* _Data for the task_:
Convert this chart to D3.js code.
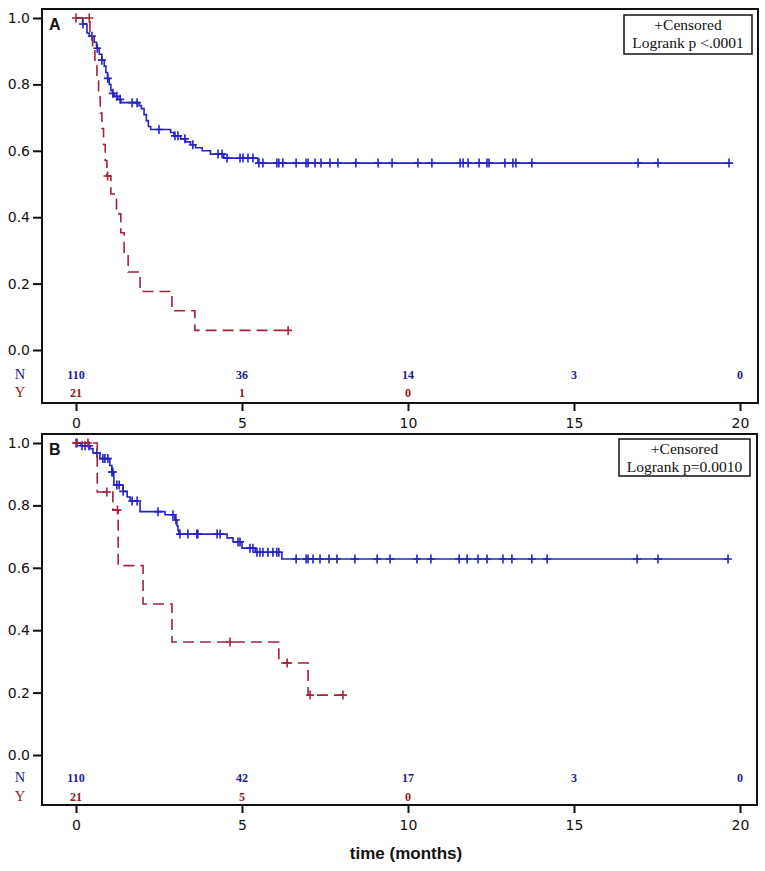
<!DOCTYPE html>
<html>
<head>
<meta charset="utf-8">
<script src="https://cdn.jsdelivr.net/npm/d3@7"></script>
<style>
  html, body { margin: 0; padding: 0; background: #fff; }
  svg { display: block; }
</style>
</head>
<body>
<svg id="chart" width="765" height="871"></svg>
<script>
// ---------------- DATA ----------------
const timeTicks = [0, 5, 10, 15, 20];
const survTicks = [0.0, 0.2, 0.4, 0.6, 0.8, 1.0];

// Panel A — group N (blue): [time, survival after event]
const aNSteps = [[0,1.0],[0.20,0.982],[0.33,0.955],[0.40,0.945],[0.55,0.927],[0.62,0.909],[0.70,0.891],[0.78,0.873],
  [0.85,0.855],[0.90,0.836],[0.95,0.818],[1.00,0.80],[1.05,0.782],[1.10,0.773],[1.15,0.764],[1.25,0.755],[1.35,0.745],
  [1.90,0.736],[1.97,0.727],[2.05,0.709],[2.12,0.691],[2.18,0.673],[2.25,0.664],[2.85,0.655],[2.95,0.645],[3.15,0.636],
  [3.30,0.627],[3.45,0.618],[3.60,0.609],[3.80,0.60],[4.05,0.59],[4.45,0.578],[5.48,0.563]];
const aNEnd = 19.67;
const aNCensor = [0.21,0.48,0.64,0.78,0.96,1.11,1.23,1.33,1.69,1.84,2.50,2.98,3.07,3.28,3.52,4.28,4.40,4.55,4.94,5.03,
  5.18,5.33,5.51,5.63,6.05,6.11,6.23,6.63,6.93,6.99,7.20,7.38,7.65,7.89,8.43,9.10,9.52,10.30,10.72,11.57,11.66,11.81,
  12.14,12.38,12.44,12.92,13.16,13.25,13.73,16.93,17.53,19.67];

// Panel A — group Y (red)
const aYSteps = [[0,1.0],[0.42,0.952],[0.50,0.905],[0.57,0.857],[0.63,0.81],[0.68,0.762],[0.73,0.714],[0.78,0.667],
  [0.83,0.619],[0.88,0.571],[0.93,0.524],[1.05,0.47],[1.22,0.41],[1.35,0.353],[1.45,0.294],[1.57,0.235],[1.93,0.176],
  [2.89,0.118],[3.58,0.059]];
const aYEnd = 6.39;
const aYCensor = [0, 0.40, 0.95, 6.39];

// Panel B — group N (blue)
const bNSteps = [[0,1.0],[0.15,0.991],[0.42,0.982],[0.51,0.968],[0.72,0.95],[1.02,0.928],[1.08,0.907],[1.14,0.865],
  [1.42,0.845],[1.54,0.827],[1.63,0.814],[1.93,0.78],[2.68,0.77],[2.98,0.753],[3.04,0.735],[3.07,0.72],[3.10,0.708],
  [4.55,0.696],[4.73,0.683],[5.00,0.663],[5.40,0.65],[6.20,0.628]];
const bNEnd = 19.64;
const bNCensor = [0.03,0.18,0.27,0.39,0.63,0.81,0.87,0.96,1.08,1.11,1.23,1.30,1.42,1.69,1.84,2.47,2.92,3.01,3.13,3.37,
  3.64,3.67,4.25,4.34,4.88,4.94,5.24,5.33,5.45,5.54,5.63,5.78,5.93,6.05,6.11,6.63,6.93,6.99,7.14,7.35,7.62,7.86,8.40,
  9.07,9.46,10.27,10.69,11.54,11.78,12.11,12.38,12.86,13.13,13.73,14.19,16.90,17.53,19.64];

// Panel B — group Y (red)
const bYSteps = [[0,1.0],[0.64,0.843],[1.11,0.785],[1.27,0.607],[2.02,0.484],[2.89,0.362],[6.11,0.295],[6.99,0.192]];
const bYEnd = 8.04;
const bYCensor = [0, 0.36, 0.93, 1.25, 4.64, 6.36, 7.05, 8.04];

// Numbers at risk
const riskGroups = ["N", "Y"];
const aRiskN = [110, 36, 14, 3, 0];
const aRiskY = [21, 1, 0];
const bRiskN = [110, 42, 17, 3, 0];
const bRiskY = [21, 5, 0];

const panelLetters = ["A", "B"];
const legendTitle = "+Censored";
const aLogrank = "Logrank p <.0001";
const bLogrank = "Logrank p=0.0010";
const xTitle = "time (months)";

// ---------------- LAYOUT / STYLE ----------------
const blue = "#2323c8";
const red = "#a3223a";
const navy = "#1c1c8a";
const maroon = "#8a1a22";
const sansFont = "'DejaVu Sans', sans-serif";
const serifFont = "'Liberation Serif', 'DejaVu Serif', serif";

const svg = d3.select("#chart");
const x = d3.scaleLinear().domain([0, 20]).range([76, 740]);

const panels = [
  { left: 42, right: 758, top: 9, bottom: 403, yTop: 18, yBot: 350, rowN: 379, rowY: 397,
    letter: panelLetters[0], logrank: aLogrank, legend: {x: 624, y: 15, w: 128, h: 39},
    curves: [ {steps: aNSteps, end: aNEnd, censor: aNCensor, color: blue, dash: null},
              {steps: aYSteps, end: aYEnd, censor: aYCensor, color: red, dash: "11,6"} ],
    riskN: aRiskN, riskY: aRiskY },
  { left: 42, right: 757, top: 434, bottom: 805, yTop: 443, yBot: 755, rowN: 782, rowY: 801,
    letter: panelLetters[1], logrank: bLogrank, legend: {x: 619, y: 439, w: 131, h: 37},
    curves: [ {steps: bNSteps, end: bNEnd, censor: bNCensor, color: blue, dash: null},
              {steps: bYSteps, end: bYEnd, censor: bYCensor, color: red, dash: "11,6"} ],
    riskN: bRiskN, riskY: bRiskY }
];

function survAt(steps, t) {
  let s = steps[0][1];
  for (const st of steps) { if (st[0] <= t + 1e-9) s = st[1]; }
  return s;
}

panels.forEach(p => {
  const g = svg.append("g");
  const y = d3.scaleLinear().domain([0, 1]).range([p.yBot, p.yTop]);

  // curves
  p.curves.forEach(c => {
    const pts = c.steps.concat([[c.end, c.steps[c.steps.length - 1][1]]]);
    const line = d3.line().x(d => x(d[0])).y(d => y(d[1])).curve(d3.curveStepAfter);
    g.append("path").attr("d", line(pts))
      .attr("fill", "none").attr("stroke", c.color).attr("stroke-width", 1.6)
      .attr("stroke-dasharray", c.dash);
    const cg = g.append("g");
    c.censor.forEach(t => {
      const cx = x(t), cy = y(survAt(c.steps, t));
      cg.append("path").attr("d", `M${cx - 4},${cy}H${cx + 4}M${cx},${cy - 4.5}V${cy + 4.5}`)
        .attr("stroke", c.color).attr("stroke-width", 1.6).attr("fill", "none");
    });
  });

  // frame
  g.append("rect").attr("x", p.left).attr("y", p.top)
    .attr("width", p.right - p.left).attr("height", p.bottom - p.top)
    .attr("fill", "none").attr("stroke", "#111").attr("stroke-width", 2);

  // y axis
  const ya = g.append("g").attr("transform", `translate(${p.left},0)`)
    .call(d3.axisLeft(y).tickValues(survTicks).tickFormat(d3.format(".1f")).tickSize(9).tickPadding(3));
  ya.select(".domain").remove();
  ya.selectAll("line").attr("stroke", "#111").attr("stroke-width", 2);
  ya.selectAll("text").attr("font-family", sansFont).attr("font-size", 14).attr("fill", "#111");

  // x axis
  const xa = g.append("g").attr("transform", `translate(0,${p.bottom})`)
    .call(d3.axisBottom(x).tickValues(timeTicks).tickFormat(d3.format("d")).tickSize(8).tickPadding(7));
  xa.select(".domain").remove();
  xa.selectAll("line").attr("stroke", "#111").attr("stroke-width", 2);
  xa.selectAll("text").attr("font-family", sansFont).attr("font-size", 14).attr("fill", "#111");

  // panel letter
  g.append("text").attr("x", 49).attr("y", p.top + 21).text(p.letter)
    .attr("font-family", "'Liberation Sans', Arial, sans-serif").attr("font-weight", "bold")
    .attr("font-size", 16).attr("fill", "#111");

  // legend
  const L = p.legend;
  g.append("rect").attr("x", L.x).attr("y", L.y).attr("width", L.w).attr("height", L.h)
    .attr("fill", "#fff").attr("stroke", "#111").attr("stroke-width", 1.5);
  g.append("text").attr("x", L.x + L.w / 2).attr("y", L.y + 15).attr("text-anchor", "middle")
    .attr("font-family", serifFont).attr("font-size", 15.5).attr("fill", "#111").text(legendTitle);
  g.append("text").attr("x", L.x + L.w / 2).attr("y", L.y + 33).attr("text-anchor", "middle")
    .attr("font-family", serifFont).attr("font-size", 15.5).attr("fill", "#111").text(p.logrank);

  // numbers at risk
  g.append("text").attr("x", 20).attr("y", p.rowN).attr("text-anchor", "middle")
    .attr("font-family", serifFont).attr("font-size", 14.5).attr("fill", navy).text(riskGroups[0]);
  g.append("text").attr("x", 20).attr("y", p.rowY).attr("text-anchor", "middle")
    .attr("font-family", serifFont).attr("font-size", 14.5).attr("fill", maroon).text(riskGroups[1]);
  p.riskN.forEach((v, i) => {
    g.append("text").attr("x", x(timeTicks[i])).attr("y", p.rowN).attr("text-anchor", "middle")
      .attr("font-family", serifFont).attr("font-weight", "bold").attr("font-size", 12)
      .attr("fill", navy).text(v);
  });
  p.riskY.forEach((v, i) => {
    g.append("text").attr("x", x(timeTicks[i])).attr("y", p.rowY).attr("text-anchor", "middle")
      .attr("font-family", serifFont).attr("font-weight", "bold").attr("font-size", 12)
      .attr("fill", maroon).text(v);
  });
});

// x title
svg.append("text").attr("x", 406).attr("y", 859).attr("text-anchor", "middle")
  .attr("font-family", "'Liberation Sans', Arial, sans-serif").attr("font-weight", "bold")
  .attr("font-size", 17).attr("fill", "#111").text(xTitle);
</script>
</body>
</html>
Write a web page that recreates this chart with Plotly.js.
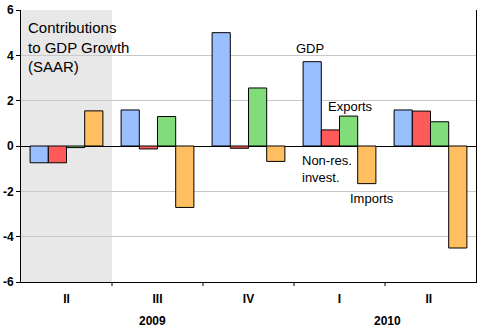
<!DOCTYPE html>
<html><head><meta charset="utf-8">
<script src="https://cdn.plot.ly/plotly-3.0.1.min.js"></script>
<style>body{margin:0;padding:0;background:#fff}#c{width:480px;height:329px}</style>
</head><body><div id="c"></div>
<script>
const quarters = ["II", "III", "IV", "I", "II "];
const years = ["2009", "2010"];
const yearPos = [0.95, 3.53];
const gdp = [-0.74, 1.59, 5.0, 3.72, 1.59];
const nonres = [-0.74, -0.13, -0.1, 0.71, 1.54];
const exportsV = [-0.07, 1.30, 2.56, 1.32, 1.07];
const importsV = [1.55, -2.71, -0.68, -1.66, -4.5];
const yTicks = [-6, -4, -2, 0, 2, 4, 6];
const yTickText = ["-6", "-4", "-2", "0", "2", "4", "6"];

const xcat = quarters.map((q, i) => i);
function bar(y, color){
  return {type:'bar', x:xcat, y:y, marker:{color:color, line:{color:'#000', width:1}}, hoverinfo:'skip'};
}
const data = [bar(gdp,'#99BFFF'), bar(nonres,'#FF5A5A'), bar(exportsV,'#80DD7A'), bar(importsV,'#FFBF60')];

const annFont = {family:'Arial, Liberation Sans, sans-serif', size:13, color:'#000'};
const annotations = [
  {xref:'paper', yref:'paper', x:0.012, y:0.975, xanchor:'left', yanchor:'top', align:'left', showarrow:false,
   text:'Contributions<br>to GDP Growth<br>(SAAR)', font:{family:'Arial, Liberation Sans, sans-serif', size:15, color:'#000'}},
  {xref:'x', yref:'y', x:2.68, y:4.31, xanchor:'center', yanchor:'middle', showarrow:false, text:'GDP', font:annFont},
  {xref:'x', yref:'y', x:3.12, y:1.73, xanchor:'center', yanchor:'middle', showarrow:false, text:'Exports', font:annFont},
  {xref:'x', yref:'y', x:2.57, y:-0.2, xanchor:'left', yanchor:'top', align:'left', showarrow:false, text:'Non-res.<br>invest.', font:annFont},
  {xref:'x', yref:'y', x:3.36, y:-2.31, xanchor:'center', yanchor:'middle', showarrow:false, text:'Imports', font:annFont}
];
years.forEach((yr, i) => annotations.push({xref:'x', yref:'paper', x:yearPos[i], y:-0.11, yanchor:'top', showarrow:false, text:'<b>'+yr+'</b>',
  font:{family:'Arial, Liberation Sans, sans-serif', size:12, color:'#000'}}));

const layout = {
  width:480, height:329,
  margin:{l:21, r:4, t:10, b:47},
  paper_bgcolor:'#fff', plot_bgcolor:'#fff',
  showlegend:false,
  barmode:'group', bargap:0.2, bargroupgap:0,
  xaxis:{type:'linear', range:[-0.5, 4.5], tickvals:xcat, ticktext:quarters.map(q=>'<b>'+q+'</b>'), ticks:'', showgrid:false,
    zeroline:false, showline:true, linecolor:'#000', linewidth:1, ticklabelstandoff:6,
    tickfont:{family:'Arial, Liberation Sans, sans-serif', size:12, color:'#000'}, fixedrange:true},
  yaxis:{range:[-6, 6], tickvals:yTicks, ticktext:yTickText.map(t=>'<b>'+t+'</b>'), ticks:'outside', ticklen:4, tickcolor:'#000',
    showgrid:true, gridcolor:'#c8c8c8', gridwidth:1, zeroline:true, zerolinecolor:'#000', zerolinewidth:1,
    showline:true, mirror:true, linecolor:'#000', linewidth:1,
    tickfont:{family:'Arial, Liberation Sans, sans-serif', size:12, color:'#000'}, fixedrange:true},
  shapes:[
    {type:'rect', xref:'x', yref:'paper', x0:-0.5, x1:0.5, y0:0, y1:1, fillcolor:'#e8e8e8', line:{width:0}, layer:'below'}
  ].concat([0.5,1.5,2.5,3.5].map(b => ({type:'line', xref:'x', yref:'paper', x0:b, x1:b, y0:0, y1:-0.015, line:{color:'#000', width:1}}))),
  annotations:annotations
};
Plotly.newPlot('c', data, layout, {staticPlot:true, displayModeBar:false});
</script></body></html>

* _Written problem_: Repeat the lines from where the entries begin to the line with "const survTicks = [0.0, 0.2, 0.4, 0.6, 0.8, 1.0];", both included. Any picture is left out.

* _Problem solution_:
Convert this chart to D3.js code.
<!DOCTYPE html>
<html>
<head>
<meta charset="utf-8">
<script src="https://cdn.jsdelivr.net/npm/d3@7"></script>
<style>
  html, body { margin: 0; padding: 0; background: #fff; }
  svg { display: block; }
</style>
</head>
<body>
<svg id="chart" width="765" height="871"></svg>
<script>
// ---------------- DATA ----------------
const timeTicks = [0, 5, 10, 15, 20];
const survTicks = [0.0, 0.2, 0.4, 0.6, 0.8, 1.0];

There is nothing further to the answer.